WHAT THIS TASK INVOLVES
Every record must be written out once more, with nothing added or omitted.

--- Begin RECORDED INFORMATION ---

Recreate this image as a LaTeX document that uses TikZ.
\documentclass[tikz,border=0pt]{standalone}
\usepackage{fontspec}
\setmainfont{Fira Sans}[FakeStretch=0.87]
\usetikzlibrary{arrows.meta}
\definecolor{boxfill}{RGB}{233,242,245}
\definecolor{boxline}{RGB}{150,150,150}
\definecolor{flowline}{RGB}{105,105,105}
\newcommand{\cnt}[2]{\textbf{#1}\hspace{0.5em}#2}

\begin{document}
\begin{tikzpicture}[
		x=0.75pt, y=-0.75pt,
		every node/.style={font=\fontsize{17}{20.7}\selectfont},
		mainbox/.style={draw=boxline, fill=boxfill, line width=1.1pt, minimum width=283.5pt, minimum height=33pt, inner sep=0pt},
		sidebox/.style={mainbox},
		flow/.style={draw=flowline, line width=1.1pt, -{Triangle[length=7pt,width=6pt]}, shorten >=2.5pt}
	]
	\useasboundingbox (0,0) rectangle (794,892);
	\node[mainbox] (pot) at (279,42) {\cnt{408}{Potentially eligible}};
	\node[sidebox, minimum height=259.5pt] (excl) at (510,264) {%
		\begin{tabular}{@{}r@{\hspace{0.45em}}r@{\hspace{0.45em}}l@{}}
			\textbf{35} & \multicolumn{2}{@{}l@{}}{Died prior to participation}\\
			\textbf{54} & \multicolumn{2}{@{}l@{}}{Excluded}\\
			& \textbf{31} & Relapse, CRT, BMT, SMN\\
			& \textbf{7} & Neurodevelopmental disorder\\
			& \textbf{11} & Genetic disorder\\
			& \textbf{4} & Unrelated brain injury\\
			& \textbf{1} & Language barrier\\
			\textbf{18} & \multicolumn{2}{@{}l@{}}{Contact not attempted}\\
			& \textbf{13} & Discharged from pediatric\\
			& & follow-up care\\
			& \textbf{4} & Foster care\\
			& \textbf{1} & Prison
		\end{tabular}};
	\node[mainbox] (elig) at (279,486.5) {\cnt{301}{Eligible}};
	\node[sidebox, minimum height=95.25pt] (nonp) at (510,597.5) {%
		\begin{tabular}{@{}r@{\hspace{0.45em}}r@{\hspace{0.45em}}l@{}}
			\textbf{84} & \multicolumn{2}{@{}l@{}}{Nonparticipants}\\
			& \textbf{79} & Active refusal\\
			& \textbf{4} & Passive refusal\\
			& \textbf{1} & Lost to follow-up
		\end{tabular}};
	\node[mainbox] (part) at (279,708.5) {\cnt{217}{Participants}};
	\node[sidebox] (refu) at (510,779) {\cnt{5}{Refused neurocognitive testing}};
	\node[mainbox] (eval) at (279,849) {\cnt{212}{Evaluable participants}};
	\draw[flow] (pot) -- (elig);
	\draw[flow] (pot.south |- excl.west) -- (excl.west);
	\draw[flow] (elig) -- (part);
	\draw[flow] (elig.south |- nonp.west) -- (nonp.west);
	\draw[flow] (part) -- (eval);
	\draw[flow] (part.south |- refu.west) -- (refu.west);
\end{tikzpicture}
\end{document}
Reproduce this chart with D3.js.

--- End RECORDED INFORMATION ---

FINAL RESULT
Recreate this image as a LaTeX document that uses TikZ.
\documentclass[tikz,border=0pt]{standalone}
\usepackage{fontspec}
\setmainfont{Fira Sans}[FakeStretch=0.87]
\usetikzlibrary{arrows.meta}
\definecolor{boxfill}{RGB}{233,242,245}
\definecolor{boxline}{RGB}{150,150,150}
\definecolor{flowline}{RGB}{105,105,105}
\newcommand{\cnt}[2]{\textbf{#1}\hspace{0.5em}#2}

\begin{document}
\begin{tikzpicture}[
		x=0.75pt, y=-0.75pt,
		every node/.style={font=\fontsize{17}{20.7}\selectfont},
		mainbox/.style={draw=boxline, fill=boxfill, line width=1.1pt, minimum width=283.5pt, minimum height=33pt, inner sep=0pt},
		sidebox/.style={mainbox},
		flow/.style={draw=flowline, line width=1.1pt, -{Triangle[length=7pt,width=6pt]}, shorten >=2.5pt}
	]
	\useasboundingbox (0,0) rectangle (794,892);
	\node[mainbox] (pot) at (279,42) {\cnt{408}{Potentially eligible}};
	\node[sidebox, minimum height=259.5pt] (excl) at (510,264) {%
		\begin{tabular}{@{}r@{\hspace{0.45em}}r@{\hspace{0.45em}}l@{}}
			\textbf{35} & \multicolumn{2}{@{}l@{}}{Died prior to participation}\\
			\textbf{54} & \multicolumn{2}{@{}l@{}}{Excluded}\\
			& \textbf{31} & Relapse, CRT, BMT, SMN\\
			& \textbf{7} & Neurodevelopmental disorder\\
			& \textbf{11} & Genetic disorder\\
			& \textbf{4} & Unrelated brain injury\\
			& \textbf{1} & Language barrier\\
			\textbf{18} & \multicolumn{2}{@{}l@{}}{Contact not attempted}\\
			& \textbf{13} & Discharged from pediatric\\
			& & follow-up care\\
			& \textbf{4} & Foster care\\
			& \textbf{1} & Prison
		\end{tabular}};
	\node[mainbox] (elig) at (279,486.5) {\cnt{301}{Eligible}};
	\node[sidebox, minimum height=95.25pt] (nonp) at (510,597.5) {%
		\begin{tabular}{@{}r@{\hspace{0.45em}}r@{\hspace{0.45em}}l@{}}
			\textbf{84} & \multicolumn{2}{@{}l@{}}{Nonparticipants}\\
			& \textbf{79} & Active refusal\\
			& \textbf{4} & Passive refusal\\
			& \textbf{1} & Lost to follow-up
		\end{tabular}};
	\node[mainbox] (part) at (279,708.5) {\cnt{217}{Participants}};
	\node[sidebox] (refu) at (510,779) {\cnt{5}{Refused neurocognitive testing}};
	\node[mainbox] (eval) at (279,849) {\cnt{212}{Evaluable participants}};
	\draw[flow] (pot) -- (elig);
	\draw[flow] (pot.south |- excl.west) -- (excl.west);
	\draw[flow] (elig) -- (part);
	\draw[flow] (elig.south |- nonp.west) -- (nonp.west);
	\draw[flow] (part) -- (eval);
	\draw[flow] (part.south |- refu.west) -- (refu.west);
\end{tikzpicture}
\end{document}
Reproduce this chart with D3.js.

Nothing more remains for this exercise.